What the exercise asks:
Pictures stay out of this copy, which runs from the first line of the material through the line containing "import * as".

>>>

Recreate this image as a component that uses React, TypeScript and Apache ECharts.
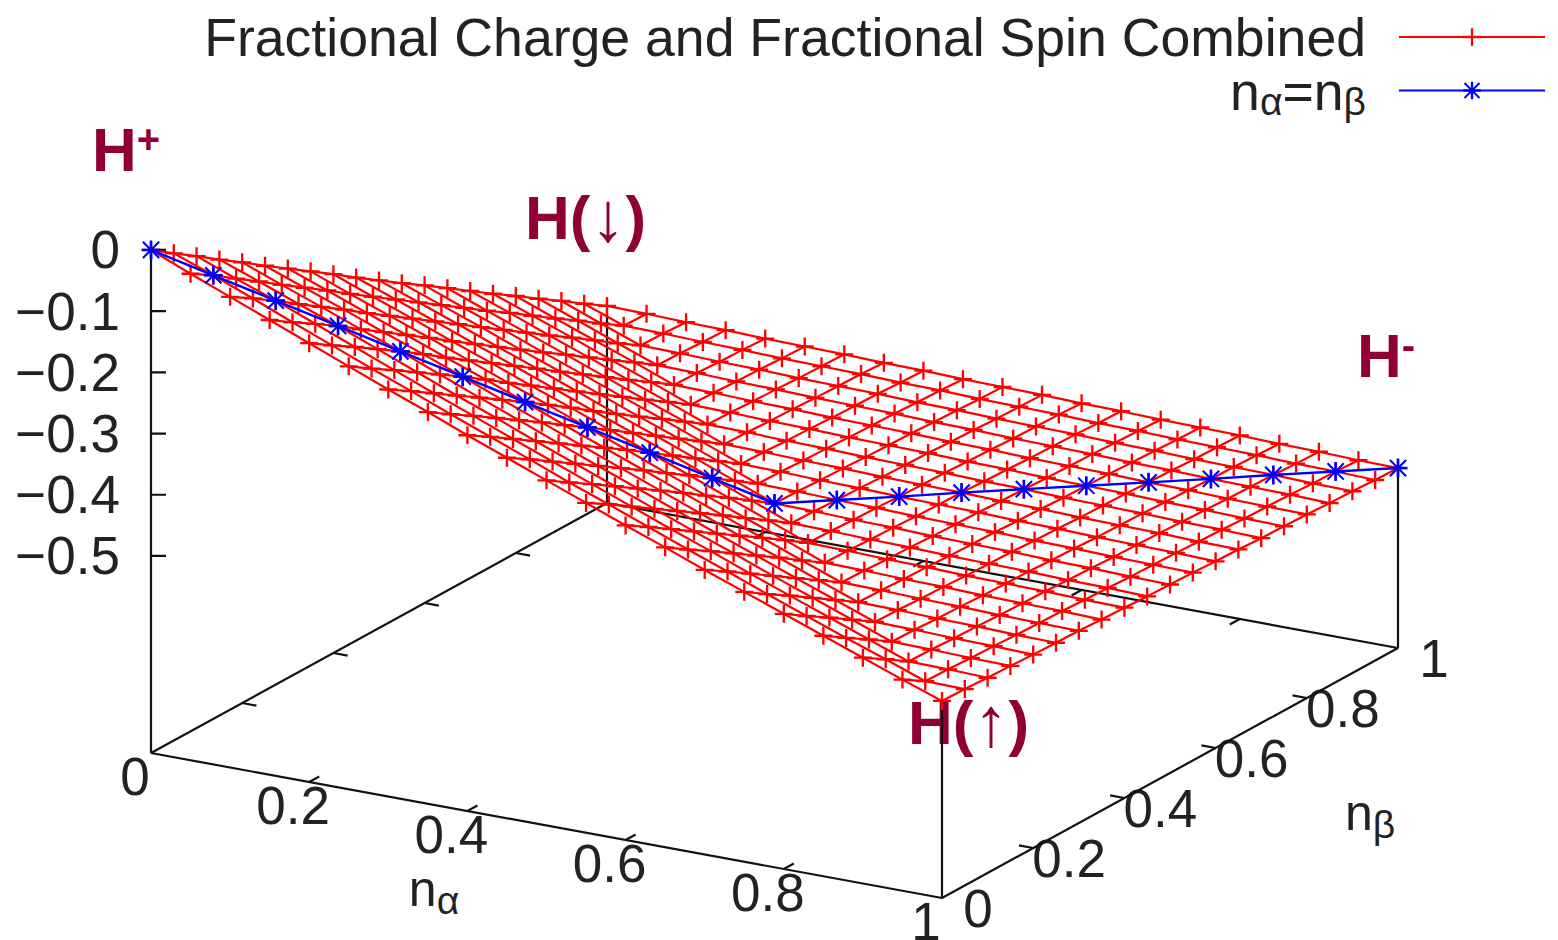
import React, { useEffect, useRef } from "react";
import * as echarts from "echarts";

// Energy surface E(n_alpha, n_beta), one row per n_alpha step of 0.05, one column per n_beta step of 0.05
const surfaceRows: number[][] = [
  [0,-.026,-.051,-.077,-.102,-.128,-.153,-.178,-.203,-.229,-.254,-.279,-.303,-.328,-.353,-.378,-.402,-.427,-.451,-.476,-.5],
  [-.027,-.05,-.076,-.101,-.127,-.152,-.177,-.203,-.228,-.253,-.278,-.303,-.328,-.353,-.377,-.402,-.427,-.451,-.476,-.5,-.501],
  [-.053,-.076,-.1,-.126,-.151,-.176,-.202,-.227,-.252,-.277,-.302,-.327,-.352,-.377,-.402,-.426,-.451,-.476,-.5,-.501,-.503],
  [-.079,-.103,-.126,-.15,-.176,-.201,-.226,-.251,-.277,-.302,-.327,-.352,-.377,-.401,-.426,-.451,-.475,-.5,-.501,-.503,-.504],
  [-.105,-.129,-.152,-.176,-.2,-.225,-.251,-.276,-.301,-.326,-.351,-.376,-.401,-.426,-.451,-.475,-.5,-.501,-.503,-.504,-.506],
  [-.131,-.155,-.178,-.202,-.226,-.25,-.275,-.301,-.326,-.351,-.376,-.401,-.426,-.451,-.475,-.5,-.501,-.503,-.504,-.506,-.507],
  [-.157,-.18,-.204,-.228,-.252,-.276,-.3,-.325,-.35,-.376,-.401,-.426,-.45,-.475,-.5,-.501,-.503,-.504,-.506,-.507,-.508],
  [-.182,-.206,-.229,-.253,-.277,-.301,-.326,-.35,-.375,-.4,-.425,-.45,-.475,-.5,-.501,-.503,-.504,-.506,-.507,-.508,-.51],
  [-.208,-.231,-.255,-.279,-.303,-.327,-.351,-.375,-.4,-.425,-.45,-.475,-.5,-.501,-.503,-.504,-.506,-.507,-.508,-.51,-.511],
  [-.233,-.256,-.28,-.304,-.328,-.352,-.376,-.401,-.425,-.45,-.475,-.5,-.501,-.503,-.504,-.506,-.507,-.508,-.51,-.511,-.513],
  [-.258,-.282,-.305,-.329,-.353,-.377,-.401,-.426,-.45,-.475,-.5,-.501,-.503,-.504,-.506,-.507,-.508,-.51,-.511,-.513,-.514],
  [-.283,-.306,-.33,-.354,-.378,-.402,-.426,-.451,-.475,-.5,-.501,-.503,-.504,-.506,-.507,-.508,-.51,-.511,-.513,-.514,-.515],
  [-.308,-.331,-.355,-.379,-.403,-.427,-.451,-.475,-.5,-.501,-.503,-.504,-.506,-.507,-.508,-.51,-.511,-.513,-.514,-.515,-.517],
  [-.332,-.356,-.379,-.403,-.427,-.451,-.476,-.5,-.501,-.503,-.504,-.506,-.507,-.508,-.51,-.511,-.513,-.514,-.515,-.517,-.518],
  [-.357,-.38,-.404,-.428,-.452,-.476,-.5,-.501,-.503,-.504,-.506,-.507,-.508,-.51,-.511,-.513,-.514,-.515,-.517,-.518,-.52],
  [-.381,-.405,-.428,-.452,-.476,-.5,-.501,-.503,-.504,-.506,-.507,-.508,-.51,-.511,-.513,-.514,-.515,-.517,-.518,-.52,-.521],
  [-.405,-.429,-.452,-.476,-.5,-.501,-.503,-.504,-.506,-.507,-.508,-.51,-.511,-.513,-.514,-.515,-.517,-.518,-.52,-.521,-.522],
  [-.429,-.453,-.476,-.5,-.501,-.503,-.504,-.506,-.507,-.508,-.51,-.511,-.513,-.514,-.515,-.517,-.518,-.52,-.521,-.522,-.524],
  [-.453,-.476,-.5,-.501,-.503,-.504,-.506,-.507,-.508,-.51,-.511,-.513,-.514,-.515,-.517,-.518,-.52,-.521,-.522,-.524,-.525],
  [-.477,-.5,-.501,-.503,-.504,-.506,-.507,-.508,-.51,-.511,-.513,-.514,-.515,-.517,-.518,-.52,-.521,-.522,-.524,-.525,-.527],
  [-.5,-.501,-.503,-.504,-.506,-.507,-.508,-.51,-.511,-.513,-.514,-.515,-.517,-.518,-.52,-.521,-.522,-.524,-.525,-.527,-.528],
];
// Grid coordinates along both occupation axes
const occupations = [0,.05,.1,.15,.2,.25,.3,.35,.4,.45,.5,.55,.6,.65,.7,.75,.8,.85,.9,.95,1];
// Energy along n_alpha = n_beta
const diagonalValues = [0,-.05,-.1,-.15,-.2,-.25,-.3,-.35,-.4,-.45,-.5,-.503,-.506,-.508,-.511,-.514,-.517,-.52,-.522,-.525,-.528];
const floorTicks = [0.2,0.4,0.6,0.8];
const floorLabels = ["0","0.2","0.4","0.6","0.8","1"];
const floorLabelValues = [0,0.2,0.4,0.6,0.8,1];
const zTicks = [0,-0.1,-0.2,-0.3,-0.4,-0.5];
const zLabels = ["0","\u22120.1","\u22120.2","\u22120.3","\u22120.4","\u22120.5"];
const NAME_SURFACE = "Fractional Charge and Fractional Spin Combined";
const NAME_DIAGONAL = "n\u03b1=n\u03b2";

// Orthographic view of the 3D box
const ORIGIN_X = 151, ORIGIN_Y = 753;
const ALPHA_DX = 791, ALPHA_DY = 145;
const BETA_DX = 456, BETA_DY = -250;
const Z_FLOOR = -0.822, Z_SCALE = 612;
const project = (a: number, b: number, z: number = Z_FLOOR): [number, number] => [
  ORIGIN_X + ALPHA_DX * a + BETA_DX * b,
  ORIGIN_Y + ALPHA_DY * a + BETA_DY * b - (z - Z_FLOOR) * Z_SCALE,
];
const GAP: any = ["-", "-"];

const surfaceAlongBeta: any[] = [];
surfaceRows.forEach((row, i) => {
  row.forEach((z, j) => surfaceAlongBeta.push(project(occupations[i], occupations[j], z)));
  surfaceAlongBeta.push(GAP);
});
const surfaceAlongAlpha: any[] = [];
occupations.forEach((_, j) => {
  surfaceRows.forEach((row, i) => surfaceAlongAlpha.push(project(occupations[i], occupations[j], row[j])));
  surfaceAlongAlpha.push(GAP);
});
const diagonal = diagonalValues.map((z, i) => project(occupations[i], occupations[i], z));

const frame: any[] = [
  project(0,0), project(1,0), project(1,1), project(0,1), project(0,0), project(0,0,0), GAP,
  project(1,1), project(1,1,surfaceRows[20][20]), GAP,
  project(0,1), project(0,1,-0.488), GAP,
  project(1,0), project(1,0,surfaceRows[20][0]),
];
const TICK_LEN = 0.022, TICK_LEN_B = 0.018;
const ticks: any[] = [];
floorTicks.forEach((t) => {
  ticks.push(project(t,0), project(t,TICK_LEN), GAP);
  ticks.push(project(t,1), project(t,1-TICK_LEN), GAP);
  ticks.push(project(0,t), project(TICK_LEN_B,t), GAP);
  ticks.push(project(1,t), project(1-TICK_LEN_B,t), GAP);
});
zTicks.forEach((z) => {
  const p = project(0,0,z);
  ticks.push(p, [p[0]+15, p[1]], GAP);
});

const PLUS = "path://M-1.3 -10h2.6v20h-2.6z M-10 -1.3h20v2.6h-20z";
const STAR = "path://M-1.2 -9h2.4v18h-2.4z M-9 -1.2h18v2.4h-18z M-7 -8.4L8.4 7L7 8.4L-8.4 -7z M7 -8.4L8.4 -7L-7 8.4L-8.4 7z";
const FONT = "'Liberation Sans', Arial, sans-serif";
const TEXT = "#222222";
const MAROON = "#8f0035";
const FS = 53;
const AXIS_NAME_FS = 50;
const LEGEND_FS = 53.6;
const SUB = 39;

function label(x: number, y: number, text: string, align = "center"): any {
  return { type: "text", x, y, silent: true, style: { text, align, verticalAlign: "middle", fontFamily: FONT, fontSize: FS, lineHeight: 36, fill: TEXT } };
}
function subscripted(x: number, y: number, text: string): any {
  return { type: "text", x, y, silent: true, style: { text, align: "center", verticalAlign: "middle", fill: TEXT, fontFamily: FONT,
    rich: { n: { fontFamily: FONT, fontSize: AXIS_NAME_FS, fill: TEXT, lineHeight: 40 }, s: { fontFamily: FONT, fontSize: SUB, fill: TEXT, padding: [22,0,0,0], lineHeight: 18 } } } };
}
function marker(x: number, y: number, text: string): any {
  return { type: "text", x, y, silent: true, style: { text, align: "left", verticalAlign: "middle", fill: MAROON, fontFamily: FONT,
    rich: { h: { fontFamily: FONT, fontSize: 62, fontWeight: "bold", fill: MAROON, lineHeight: 70 }, u: { fontFamily: FONT, fontSize: 40, fontWeight: "bold", fill: MAROON, padding: [0,0,20,0], lineHeight: 50 }, a: { fontFamily: FONT, fontSize: 70, fill: MAROON, lineHeight: 70 } } } };
}

export default function App() {
  const ref = useRef<HTMLDivElement>(null);
  useEffect(() => {
    document.body.style.margin = "0";
    const chart = echarts.init(ref.current!, null, { renderer: "svg" });
    const graphics: any[] = [];
    zTicks.forEach((z, i) => graphics.push(label(120, project(0,0,z)[1], zLabels[i], "right")));
    floorLabelValues.forEach((v, i) => {
      const p = project(v,0); graphics.push(label(p[0]-16, p[1]+23, floorLabels[i]));
      const q = project(1,v); graphics.push(label(q[0]+36, q[1]+10, floorLabels[i]));
    });
    graphics.push(subscripted(434, 889, "{n|n}{s|\u03b1}"));
    graphics.push(subscripted(1370, 813, "{n|n}{s|\u03b2}"));
    graphics.push(marker(92, 149, "{h|H}{u|+}"));
    graphics.push(marker(525, 217, "{h|H(}{a|\u2193}{h|)}"));
    graphics.push(marker(1357, 355, "{h|H}{u|-}"));
    graphics.push(marker(908, 722, "{h|H(}{a|\u2191}{h|)}"));

    chart.setOption({
      animation: false,
      backgroundColor: "#ffffff",
      grid: { left: 0, right: 0, top: 0, bottom: 0 },
      xAxis: { type: "value", min: 0, max: 1558, show: false },
      yAxis: { type: "value", min: 0, max: 940, inverse: true, show: false },
      legend: {
        show: true, orient: "vertical", align: "right", right: 12, top: 10, padding: 0,
        itemWidth: 146, itemHeight: 22, itemGap: -4, selectedMode: false,
        data: [NAME_SURFACE, NAME_DIAGONAL],
        formatter: (name: string) => (name === NAME_DIAGONAL ? "{n|n}{s|\u03b1}{n|=n}{s|\u03b2}{g| }" : "{n|" + name + "}{g| }"),
        textStyle: { fontFamily: FONT, fontSize: LEGEND_FS, color: TEXT,
          rich: { n: { fontFamily: FONT, fontSize: LEGEND_FS, color: TEXT, lineHeight: 53 }, s: { fontFamily: FONT, fontSize: SUB, color: TEXT, padding: [22,0,0,0], lineHeight: 31 }, g: { width: 28, fontSize: 10, lineHeight: 53 } } },
      },
      graphic: graphics,
      series: [
        { name: "frame", type: "line", data: frame, showSymbol: false, symbol: "none", z: 1, silent: true, lineStyle: { color: "#111111", width: 2.2 } },
        { name: "ticks", type: "line", data: ticks, showSymbol: false, symbol: "none", z: 1, silent: true, lineStyle: { color: "#111111", width: 2.2 } },
        { name: NAME_SURFACE, type: "line", data: surfaceAlongBeta, symbol: PLUS, symbolSize: 18, z: 2, silent: true,
          lineStyle: { color: "#ff0000", width: 2.2 }, itemStyle: { color: "#ff0000" } },
        { name: NAME_SURFACE, type: "line", data: surfaceAlongAlpha, showSymbol: false, symbol: "none", z: 2, silent: true,
          lineStyle: { color: "#ff0000", width: 2.2 } },
        { name: NAME_DIAGONAL, type: "line", data: diagonal, symbol: STAR, symbolSize: 19, z: 3, silent: true,
          lineStyle: { color: "#0000ff", width: 2.4 }, itemStyle: { color: "#0000ff" } },
      ],
    });
    return () => chart.dispose();
  }, []);
  return <div ref={ref} style={{ position: "absolute", left: 0, top: 0, width: 1558, height: 940 }} />;
}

<<<

Exercise result:
Recreate this image as a component that uses React, TypeScript and Apache ECharts.
import React, { useEffect, useRef } from "react";
import * as echarts from "echarts";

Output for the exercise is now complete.